# Ipod freezing!



## wpmacca (Dec 27, 2003)

Ok i use Windows ME and i have had a 20GB ipod for christmas, i have a docking port and use firewire to connect it, i can view the ipod in "My Computer" as Removeable Drive, and i have no problems, i have put some mp3s on to test but when i disconnect / unmount it my ipod just displays the "Ok to disconnect (with a tick on) " none of the buttons respond (i.e: cannot shut down) and i have no way of hearing or browsing the options on the ipod, can someone please help me out as im stuck on what to do from here.

Thanks


----------



## pincmonkey (Jun 7, 2003)

sounds like you dont have the right drivers. do windoze update at http://windowsupdate.microsoft.com if all else faisl and you need another driver check out drivers.com


----------



## wpmacca (Dec 27, 2003)

Ok the battery went dea don it and i put on charge, now when i turn it on all i get is the apple logo and a folder with an exclamation mark on it...any ideas on a solution?


----------



## mbechard (Nov 11, 2003)

Maybe you should get rid of windows ME(haha) Upgrade to xp.


----------



## pincmonkey (Jun 7, 2003)

if youre gonna get XP get PRO or goto WIN2k PRO win2k pro is the most stable system Ive seen aside from DOS and some linux systems.
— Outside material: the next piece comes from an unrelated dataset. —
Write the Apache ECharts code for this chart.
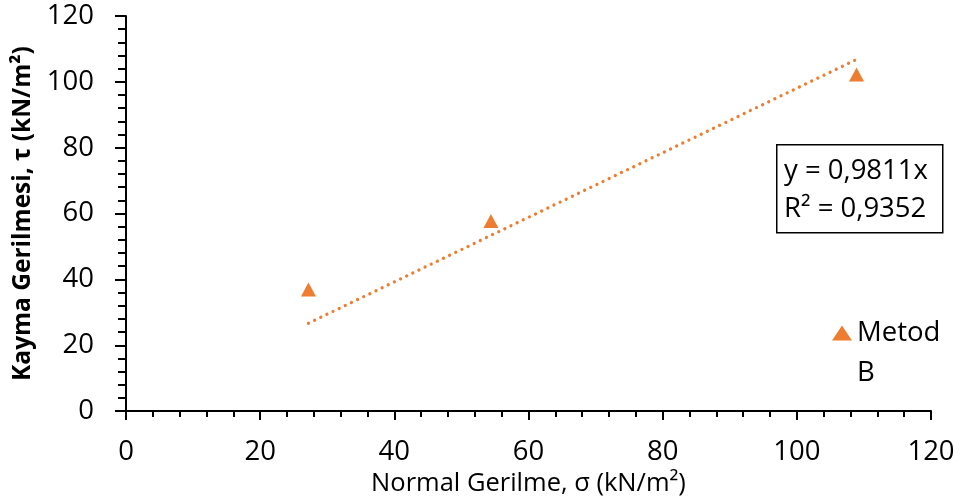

XP home (in my experience) is very unstable.


----------



## cx1uk (Jan 10, 2004)

Don't forget, you have to have Windows 2000 (with support pack 4 installed) or XP for the iPod to work...


----------



## JayTheHun (Jun 26, 2002)

Better still, download and install iTunes to manage music on the iPod. http://www.itunes.com


----------